The codepaths are part of the Gallium3D Draw module. It's fairly simple once you get to it. At a draw call we generate the optimal vertex pipeline for the currently set state. LLVM makes this stuff a lot easier. First of all we get the human-readable LLVM IR which is a lot easier than assembly to go over if something goes wrong. Running LLVM optimization passes over a fairly significant amount of code is a lot easier than having to hand-optimize assembly code-generation. Part of it is that geometry processing is composed of a few fairly distinct phases (e.g. fetch, shade, clip, assemble, emit) and given that they all can and will change depending on the currently set state makes it difficult to code-generate optimal code by hand. That is unless you have a compiler framework like LLVM. Then you don't care and hope LLVM will bail you out in cases where you end up doing something stupid for the sake of code-simplicity.
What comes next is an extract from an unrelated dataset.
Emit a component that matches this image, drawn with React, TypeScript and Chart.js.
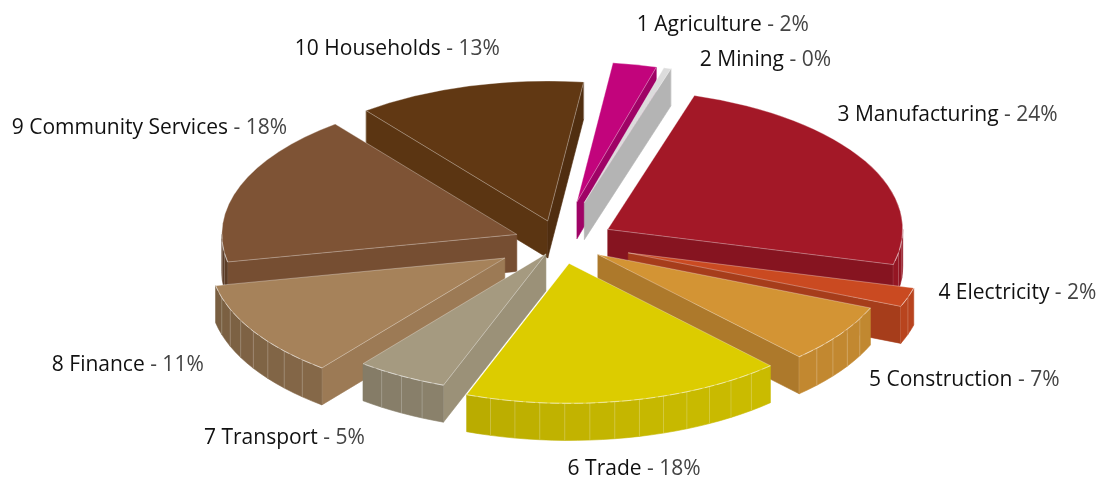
import React, { useEffect, useRef } from 'react';
import { Chart, registerables } from 'chart.js';

Chart.register(...registerables);

// sector shares of the economy, in percent
const sectors = [
  '1 Agriculture',
  '2 Mining',
  '3 Manufacturing',
  '4 Electricity',
  '5 Construction',
  '6 Trade',
  '7 Transport',
  '8 Finance',
  '9 Community Services',
  '10 Households',
];
const shares = [2.4, 0.4, 24.3, 2.2, 6.8, 17.6, 5.0, 11.2, 17.6, 12.5];

// look
const colors = ['#C2047C', '#DCDCDC', '#A31827', '#CA4A21', '#D39434', '#DCCC00', '#A59A80', '#A6825A', '#7E5335', '#613813'];
const explode = [60, 60, 38, 50, 32, 32, 20, 45, 32, 32];

const RX = 295;
const RY = 140;
const DEPTH = 37;
const FONT = '"Open Sans", "Noto Sans", sans-serif';
// hand placement of the labels, relative to the slice
const LABEL_NUDGE = [[-4, -15], [24, 16], [-54, -34], [2, -24], [4, 11], [1, 8], [-22, 8], [-24, 1], [75, -49], [39, -13]];

const shade = (hex: string, f: number) => {
  const n = parseInt(hex.slice(1), 16);
  const r = Math.min(255, Math.round(((n >> 16) & 255) * f));
  const g = Math.min(255, Math.round(((n >> 8) & 255) * f));
  const b = Math.min(255, Math.round((n & 255) * f));
  return `rgb(${r},${g},${b})`;
};
// wall shading, light from the front right
const light = (phi: number) => 0.8 + 0.12 * Math.cos(phi - (40 * Math.PI) / 180);

const slice = (arc: any, kx: number, ky: number) => {
  const a0 = arc.startAngle;
  const a1 = arc.endAngle;
  const m = (a0 + a1) / 2;
  const e = arc.options.offset || 0;
  return { a0, a1, m, e, ax: arc.x + Math.cos(m) * e * kx, ay: arc.y + Math.sin(m) * e * ky };
};

const pie3d = {
  id: 'pie3d',
  beforeDatasetsDraw(chart: any) {
    const ctx = chart.ctx;
    const arcs = chart.getDatasetMeta(0).data;
    if (!arcs.length) return false;
    const R = arcs[0].outerRadius;
    const kx = RX / R;
    const ky = RY / R;
    const items = arcs.map((arc: any, i: number) => ({ i, g: slice(arc, kx, ky) }));
    items.sort((p: any, q: any) => Math.sin(p.g.m) - Math.sin(q.g.m));

    ctx.save();
    ctx.lineJoin = 'round';
    items.forEach(({ i, g }: any) => {
      const col = colors[i];
      const px = (t: number) => g.ax + Math.cos(t) * RX;
      const py = (t: number) => g.ay + Math.sin(t) * RY;

      // cut faces
      const face = (t: number, f: number) => {
        ctx.beginPath();
        ctx.moveTo(g.ax, g.ay);
        ctx.lineTo(px(t), py(t));
        ctx.lineTo(px(t), py(t) + DEPTH);
        ctx.lineTo(g.ax, g.ay + DEPTH);
        ctx.closePath();
        ctx.fillStyle = shade(col, f);
        ctx.strokeStyle = ctx.fillStyle;
        ctx.lineWidth = 0.6;
        ctx.fill();
        ctx.stroke();
        ctx.beginPath();
        ctx.moveTo(px(t), py(t));
        ctx.lineTo(px(t), py(t) + DEPTH);
        ctx.strokeStyle = 'rgba(255,255,255,0.35)';
        ctx.lineWidth = 0.7;
        ctx.stroke();
      };
      if (Math.cos(g.a0) < 0) face(g.a0, 0.94);
      if (Math.cos(g.a1) > 0) face(g.a1, 0.82);

      // outer wall, in facets
      const t0 = Math.max(g.a0, 0);
      const t1 = Math.min(g.a1, Math.PI);
      if (t1 > t0) {
        const n = Math.max(1, Math.ceil((t1 - t0) / 0.09));
        for (let k = 0; k < n; k++) {
          const s = t0 + ((t1 - t0) * k) / n;
          const u = t0 + ((t1 - t0) * (k + 1)) / n;
          ctx.beginPath();
          ctx.ellipse(g.ax, g.ay, RX, RY, 0, s, u);
          ctx.ellipse(g.ax, g.ay + DEPTH, RX, RY, 0, u, s, true);
          ctx.closePath();
          ctx.fillStyle = shade(col, light((s + u) / 2));
          ctx.strokeStyle = ctx.fillStyle;
          ctx.lineWidth = 0.6;
          ctx.fill();
          ctx.stroke();
        }
        ctx.strokeStyle = 'rgba(255,255,255,0.3)';
        ctx.lineWidth = 0.7;
        for (let k = 1; k < n; k++) {
          const s = t0 + ((t1 - t0) * k) / n;
          ctx.beginPath();
          ctx.moveTo(px(s), py(s));
          ctx.lineTo(px(s), py(s) + DEPTH);
          ctx.stroke();
        }
      }

      // top
      ctx.beginPath();
      ctx.moveTo(g.ax, g.ay);
      ctx.ellipse(g.ax, g.ay, RX, RY, 0, g.a0, g.a1);
      ctx.closePath();
      ctx.fillStyle = col;
      ctx.fill();
      ctx.strokeStyle = 'rgba(255,255,255,0.4)';
      ctx.lineWidth = 0.8;
      ctx.stroke();
      if (t1 > t0) {
        ctx.beginPath();
        ctx.ellipse(g.ax, g.ay, RX, RY, 0, t0, t1);
        ctx.setLineDash([9, 3]);
        ctx.strokeStyle = 'rgba(255,255,255,0.5)';
        ctx.stroke();
        ctx.setLineDash([]);
      }
    });
    ctx.restore();
    return false;
  },
  afterDraw(chart: any) {
    const ctx = chart.ctx;
    const arcs = chart.getDatasetMeta(0).data;
    if (!arcs.length) return;
    const R = arcs[0].outerRadius;
    const kx = RX / R;
    const ky = RY / R;
    ctx.save();
    ctx.font = `21px ${FONT}`;
    ctx.textBaseline = 'middle';
    ctx.textAlign = 'left';
    arcs.forEach((arc: any, i: number) => {
      const g = slice(arc, kx, ky);
      const c = Math.cos(g.m);
      const s = Math.sin(g.m);
      const x = arc.x + c * (RX + g.e * kx + 30) + LABEL_NUDGE[i][0];
      const y = arc.y + s * (RY + g.e * ky + 25) + (s > 0 ? DEPTH * s : 0) + LABEL_NUDGE[i][1];
      const name = sectors[i];
      const pct = ` - ${Math.round(shares[i])}%`;
      const w1 = ctx.measureText(name).width;
      const w2 = ctx.measureText(pct).width;
      let x0 = x;
      if (s > 0.9) x0 = x - (w1 + w2) / 2;
      else if (c < 0) x0 = x - w1 - w2;
      ctx.fillStyle = '#111';
      ctx.fillText(name, x0, y);
      ctx.fillStyle = '#444';
      ctx.fillText(pct, x0 + w1, y);
    });
    ctx.restore();
  },
};

const App = () => {
  const canvasRef = useRef<HTMLCanvasElement>(null);

  useEffect(() => {
    const chart = new Chart(canvasRef.current as HTMLCanvasElement, {
      type: 'pie',
      data: {
        labels: sectors,
        datasets: [
          {
            data: shares,
            backgroundColor: colors,
            offset: explode,
            hoverOffset: 0,
            borderWidth: 0,
          },
        ],
      },
      options: {
        animation: false,
        responsive: true,
        maintainAspectRatio: false,
        rotation: 7,
        events: [],
        layout: { padding: { left: 22, top: 7 } },
        plugins: {
          legend: { display: false },
          tooltip: { enabled: false },
        },
      },
      plugins: [pie3d],
    });

    return () => chart.destroy();
  }, []);

  return (
    <div style={{ position: 'fixed', left: 0, top: 0, width: 1098, height: 477, background: '#fff' }}>
      <canvas ref={canvasRef} />
    </div>
  );
};

export default App;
A good example of that is our usage of alloca's for all variables. Initially all variables were in registers but I switched the code to use alloca's for a very simple reason: doing flow control in SOA mode when everything was in registers was tough, it meant keeping track of the PHI nodes. Not to mention that we had no good way of doing indirect addressing in that scheme. Using alloca's makes our code a lot simpler. In the end, thanks to LLVM optimization passes (mem2reg in this case), virtually every usage of allocas is eliminated and replaced with direct register access.

Anyway, with the new geometry paths the improvements are quite substantial. For vertex processing dominated tests (like geartrain which went from 35fps to 110fps) the improvements are between 2x to about 6x, for cases which are dominated by fragment processing it's obviously a lot less (e.g. openarena went from about 25fps to about 32fps). All in all llvmpipe is looking real good.